• To do:
Exactly reproduce the lines of the listing below from the one containing "Generate a web" through the one containing "const chart = echarts.init(document.getElementById('chart'));". Skip the images.

------ Records supplied ------

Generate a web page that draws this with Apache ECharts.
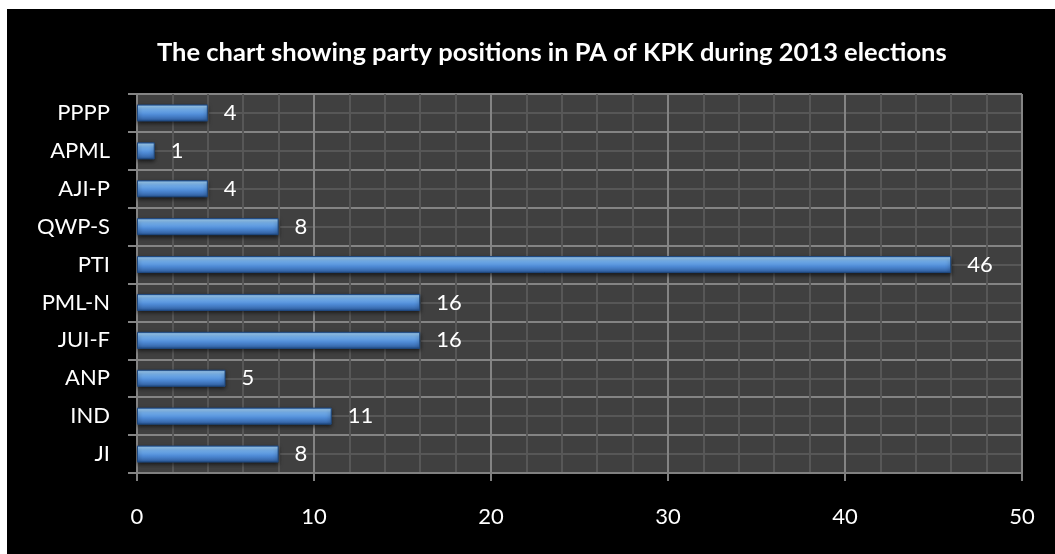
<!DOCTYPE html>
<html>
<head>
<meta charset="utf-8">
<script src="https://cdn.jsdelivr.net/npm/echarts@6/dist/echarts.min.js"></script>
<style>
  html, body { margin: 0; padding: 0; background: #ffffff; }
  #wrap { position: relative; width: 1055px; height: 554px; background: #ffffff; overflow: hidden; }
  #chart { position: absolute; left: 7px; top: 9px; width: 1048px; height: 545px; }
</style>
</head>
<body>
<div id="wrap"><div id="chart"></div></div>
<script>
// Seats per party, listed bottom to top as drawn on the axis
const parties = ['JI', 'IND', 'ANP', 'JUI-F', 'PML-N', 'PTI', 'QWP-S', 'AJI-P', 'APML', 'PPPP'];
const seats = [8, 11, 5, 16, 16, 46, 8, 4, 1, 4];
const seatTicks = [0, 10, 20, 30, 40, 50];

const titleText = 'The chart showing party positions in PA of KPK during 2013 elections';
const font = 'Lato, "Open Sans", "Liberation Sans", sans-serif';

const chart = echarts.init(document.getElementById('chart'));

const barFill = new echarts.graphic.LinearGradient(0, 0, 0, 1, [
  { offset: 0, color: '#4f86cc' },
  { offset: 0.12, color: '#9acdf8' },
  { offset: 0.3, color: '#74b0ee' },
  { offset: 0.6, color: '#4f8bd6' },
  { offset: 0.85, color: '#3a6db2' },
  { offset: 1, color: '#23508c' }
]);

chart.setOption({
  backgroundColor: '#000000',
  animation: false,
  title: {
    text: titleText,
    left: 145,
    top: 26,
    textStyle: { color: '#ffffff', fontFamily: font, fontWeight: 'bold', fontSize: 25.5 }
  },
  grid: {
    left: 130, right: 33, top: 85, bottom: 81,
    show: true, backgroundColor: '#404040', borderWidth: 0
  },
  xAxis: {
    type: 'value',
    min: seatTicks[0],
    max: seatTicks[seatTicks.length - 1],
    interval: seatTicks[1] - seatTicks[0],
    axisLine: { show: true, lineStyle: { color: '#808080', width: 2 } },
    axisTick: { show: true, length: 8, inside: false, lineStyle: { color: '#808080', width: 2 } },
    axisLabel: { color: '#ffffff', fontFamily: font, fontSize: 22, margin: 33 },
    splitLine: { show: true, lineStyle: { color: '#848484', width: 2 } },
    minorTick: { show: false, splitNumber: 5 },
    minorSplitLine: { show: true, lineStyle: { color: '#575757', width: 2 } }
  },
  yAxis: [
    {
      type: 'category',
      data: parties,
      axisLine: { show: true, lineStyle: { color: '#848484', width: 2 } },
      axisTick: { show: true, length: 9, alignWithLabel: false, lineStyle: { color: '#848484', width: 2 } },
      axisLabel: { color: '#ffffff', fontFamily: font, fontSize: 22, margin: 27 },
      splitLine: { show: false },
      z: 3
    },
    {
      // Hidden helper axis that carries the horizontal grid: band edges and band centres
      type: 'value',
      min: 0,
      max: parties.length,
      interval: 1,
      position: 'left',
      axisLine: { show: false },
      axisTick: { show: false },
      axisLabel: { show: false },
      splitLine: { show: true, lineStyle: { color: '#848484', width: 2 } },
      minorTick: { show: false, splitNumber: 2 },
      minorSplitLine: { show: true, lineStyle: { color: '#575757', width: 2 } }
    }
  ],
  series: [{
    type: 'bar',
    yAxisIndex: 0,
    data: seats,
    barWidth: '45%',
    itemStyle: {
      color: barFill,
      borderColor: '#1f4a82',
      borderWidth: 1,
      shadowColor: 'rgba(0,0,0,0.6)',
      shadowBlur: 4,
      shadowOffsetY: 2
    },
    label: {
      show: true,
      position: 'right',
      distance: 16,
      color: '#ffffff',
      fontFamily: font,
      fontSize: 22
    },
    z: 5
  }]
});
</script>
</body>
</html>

------
------ Records supplied ------

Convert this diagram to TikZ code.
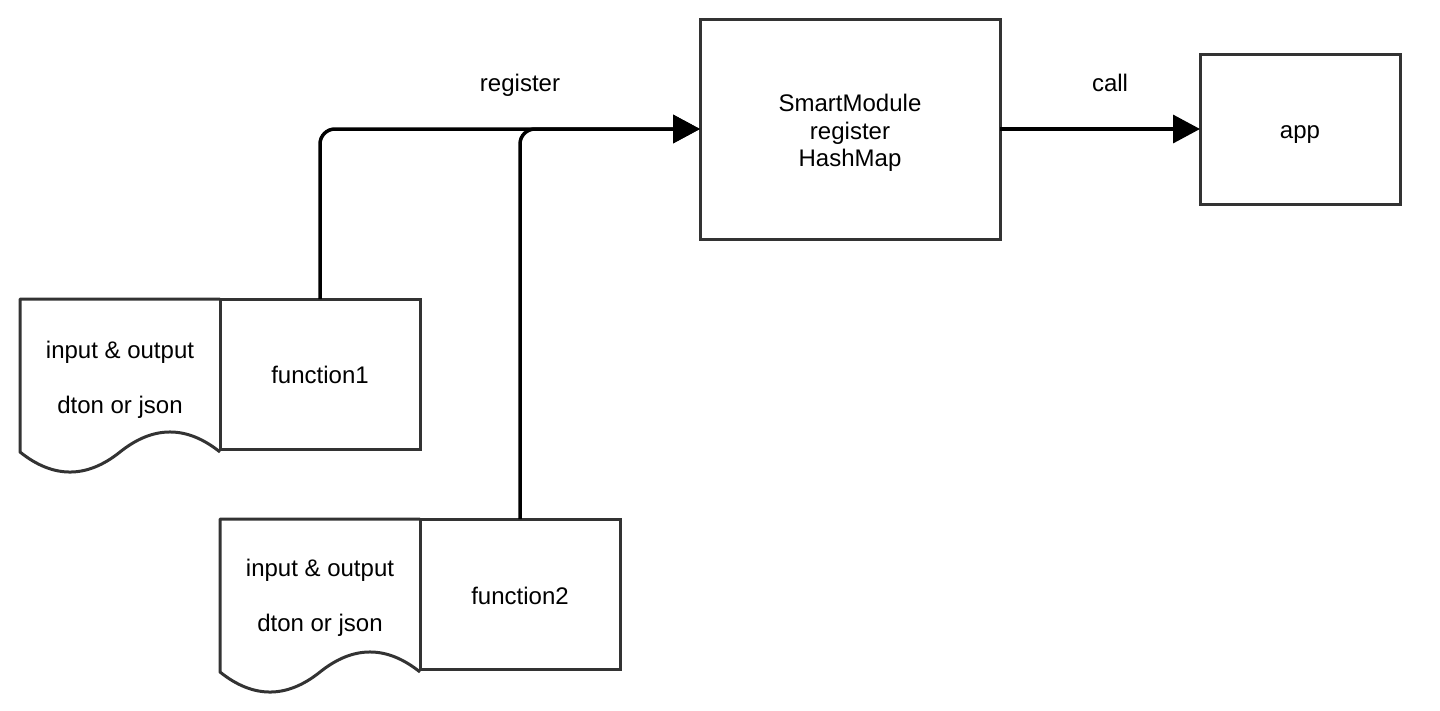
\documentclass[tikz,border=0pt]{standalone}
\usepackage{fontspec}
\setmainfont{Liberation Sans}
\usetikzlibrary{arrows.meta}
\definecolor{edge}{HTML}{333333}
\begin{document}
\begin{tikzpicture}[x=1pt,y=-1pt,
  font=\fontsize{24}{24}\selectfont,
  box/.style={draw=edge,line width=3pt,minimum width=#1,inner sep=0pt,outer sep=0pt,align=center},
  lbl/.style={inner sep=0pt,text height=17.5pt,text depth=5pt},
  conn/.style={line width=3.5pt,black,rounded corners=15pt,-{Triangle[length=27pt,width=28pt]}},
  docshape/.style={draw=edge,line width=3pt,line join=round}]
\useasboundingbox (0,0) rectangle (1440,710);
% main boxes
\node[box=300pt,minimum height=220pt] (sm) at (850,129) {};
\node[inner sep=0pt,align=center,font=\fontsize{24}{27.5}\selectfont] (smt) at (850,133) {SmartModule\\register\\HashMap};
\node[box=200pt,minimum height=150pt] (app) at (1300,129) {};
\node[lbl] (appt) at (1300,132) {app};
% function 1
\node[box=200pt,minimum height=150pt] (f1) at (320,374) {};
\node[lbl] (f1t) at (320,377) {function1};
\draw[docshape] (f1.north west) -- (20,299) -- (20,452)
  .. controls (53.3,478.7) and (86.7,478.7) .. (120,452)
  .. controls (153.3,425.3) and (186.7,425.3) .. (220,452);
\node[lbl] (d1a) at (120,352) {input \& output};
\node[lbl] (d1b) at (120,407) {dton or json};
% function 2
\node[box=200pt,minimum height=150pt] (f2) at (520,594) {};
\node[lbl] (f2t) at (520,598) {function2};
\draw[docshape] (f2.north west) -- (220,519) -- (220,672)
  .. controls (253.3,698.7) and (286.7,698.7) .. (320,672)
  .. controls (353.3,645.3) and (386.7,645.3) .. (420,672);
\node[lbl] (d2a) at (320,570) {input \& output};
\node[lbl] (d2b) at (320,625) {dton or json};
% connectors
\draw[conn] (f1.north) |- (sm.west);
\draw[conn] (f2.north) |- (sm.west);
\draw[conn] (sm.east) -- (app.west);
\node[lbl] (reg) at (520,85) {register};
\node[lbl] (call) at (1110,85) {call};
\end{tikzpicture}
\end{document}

------

• Written response:
Generate a web page that draws this with Apache ECharts.
<!DOCTYPE html>
<html>
<head>
<meta charset="utf-8">
<script src="https://cdn.jsdelivr.net/npm/echarts@6/dist/echarts.min.js"></script>
<style>
  html, body { margin: 0; padding: 0; background: #ffffff; }
  #wrap { position: relative; width: 1055px; height: 554px; background: #ffffff; overflow: hidden; }
  #chart { position: absolute; left: 7px; top: 9px; width: 1048px; height: 545px; }
</style>
</head>
<body>
<div id="wrap"><div id="chart"></div></div>
<script>
// Seats per party, listed bottom to top as drawn on the axis
const parties = ['JI', 'IND', 'ANP', 'JUI-F', 'PML-N', 'PTI', 'QWP-S', 'AJI-P', 'APML', 'PPPP'];
const seats = [8, 11, 5, 16, 16, 46, 8, 4, 1, 4];
const seatTicks = [0, 10, 20, 30, 40, 50];

const titleText = 'The chart showing party positions in PA of KPK during 2013 elections';
const font = 'Lato, "Open Sans", "Liberation Sans", sans-serif';

const chart = echarts.init(document.getElementById('chart'));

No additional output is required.